TOYOTA FORECASTS FIRST OPERATING LOSS


Toyota is sinking into its first operating loss in seven decades. The Japanese auto giant has not reported an operating loss since 1938, its first year in business.



Toyota is sinking into its first operating loss in seven decades. The Japanese auto giant has not reported an operating loss since 1938, its first year in business. Toyota, which overtook GM as the world’s biggest automaker in 2007, has enjoyed strong sales in the past few years, mainly due to its pioneering petrol/electricity hybrid, the Prius, and its wide range  of new popular car models, like the Camry Sedan and Corolla. Now, it is expecting to lose approximately between $1.5 billion and $1.7 billion this fiscal year, this being the latest sign of the global auto industry’s sharp slowdown. Toyota reports earnings on a fiscal calendar beginning in April.

The global financial downturn has taken a major toll on automakers. Global vehicle production fell 16 % in the fourth quarter, according to the firm IHS Global Insight. Although, of course, it has to be taken into account that the starting point of which Toyota began coping with the global crisis is not comparable to the starting points of GM, Ford or Chrysler; since Toyota made a record profit of 2.27 trillion yen in 2007. Toyota -long the world’s most profitable automaker- is not an exempt from the slowdown in the automaker industry, and is being seriously affected by the global financial meltdown. Toyota will sell about 1.4 million fewer vehicles globally in this fiscal year than it did last year, falling in virtually every region. According to Toyota, sales will drop by 250,000 units in North America alone -the world’s largest car market-, forcing the company to lower assembly lines and delay manufacturing projects.

Toyota’s sales are also plummeting  as a result of a strong local currency. Japanese exports have suffered because of currency exchange rates in the last months, cooling the demand both in the United States and Europe. According to the Japanese government, the rising value of the yen caused  Japan’s trade deficit to reach  $2.5 billion in November. Japanese exports plunged a record 27%  in November alone and suffered their biggest year-on-year drop since the current system of statistics went into effect in 1980. Although Toyota often proclaims that it wants to build where it sells, nearly  40% of the vehicles sold by Toyota in the U.S. last year were imported. Toyota expects losses of about $2.2 billion due to currency exchange rates alone.
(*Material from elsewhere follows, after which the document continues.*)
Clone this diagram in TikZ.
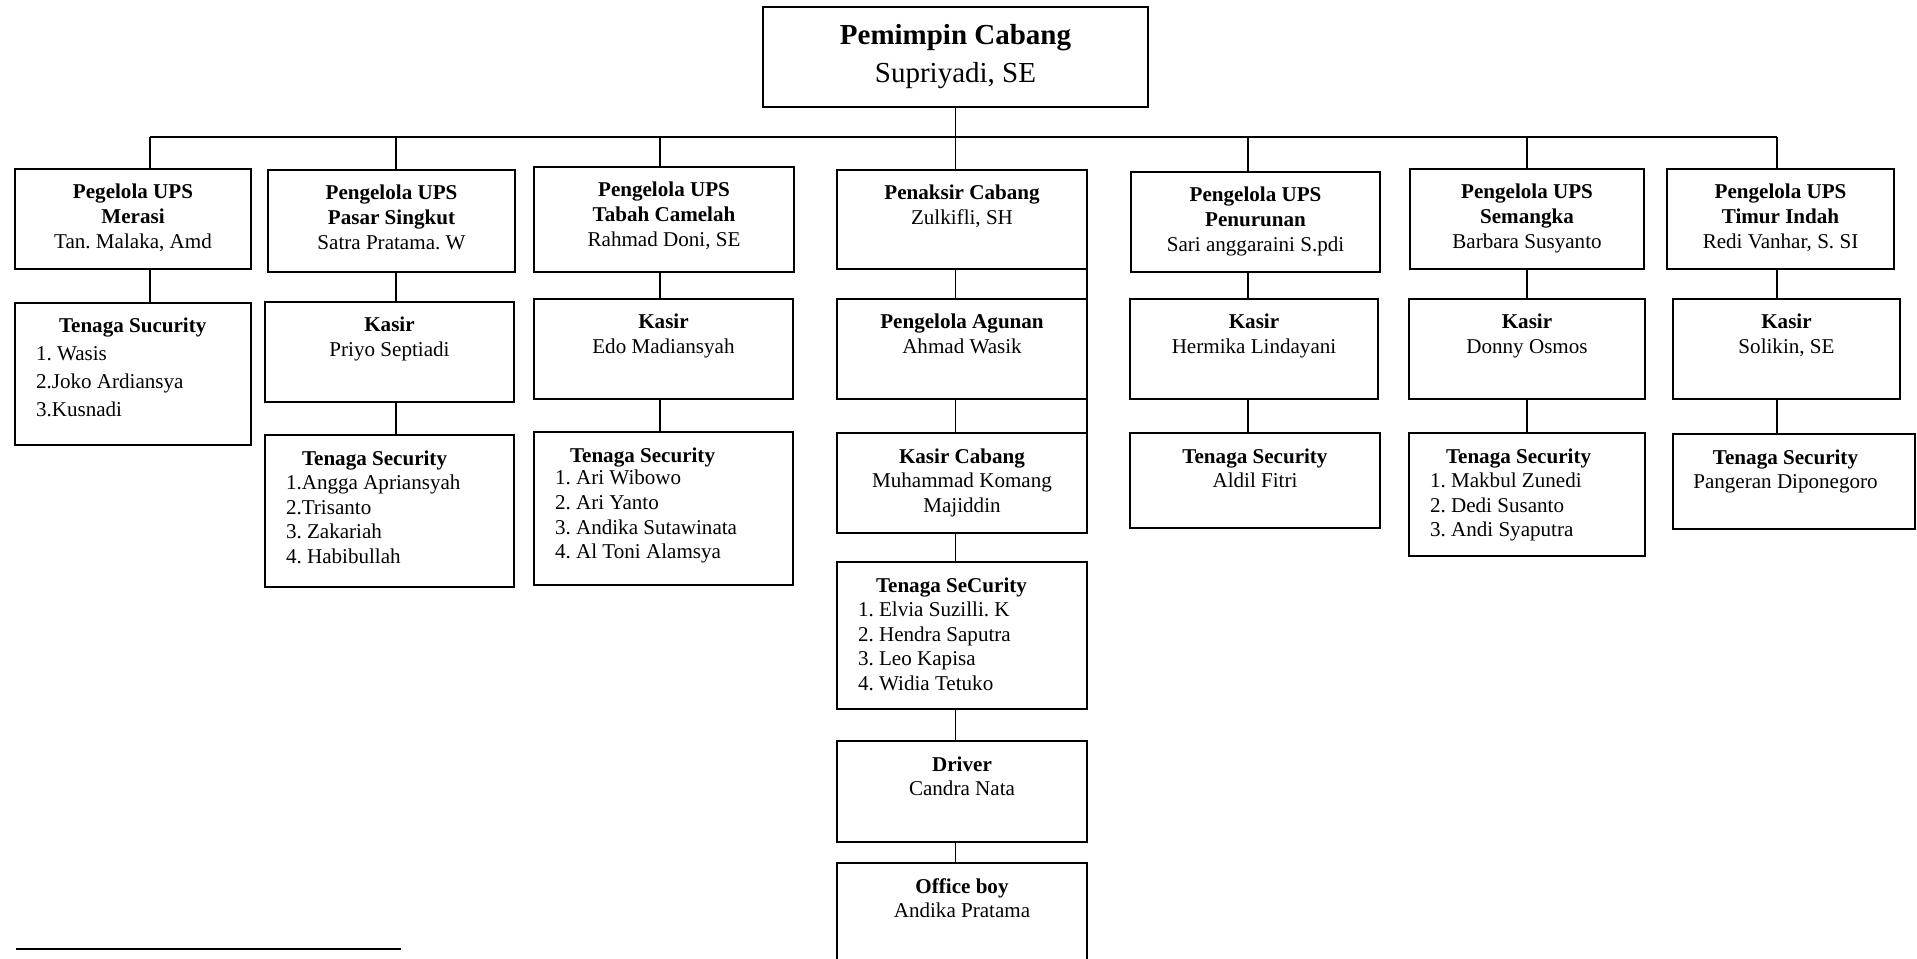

Toyota is taking several steps to confront this crisis. It will postpone all projects to expand capacity, move 16 of its 75 global assembly lines to a single shift, and cancel directors’ bonus payments for this year, among a wide range of steps aimed at improving near-term profitability. But the sales decline has been so dramatic that production has to be reduced  and Toyota may be forced to take unusual steps. The most significant change that Toyota may be facing is the modification of their so-called “just-in-time” (JIT) manufacturing system in an effort to avoid possible supplier bankruptcies disrupting production. Toyota may have to accumulate inventories if it wants to mitigate the effects of a collapse among its suppliers.


Despite the likely operating loss, Toyota expects to post a $557 million net profit for the fiscal year. Toyota is still profitable because of the surplus derived  from their investments, fringe benefits, and all the other financial activities outside of their core business.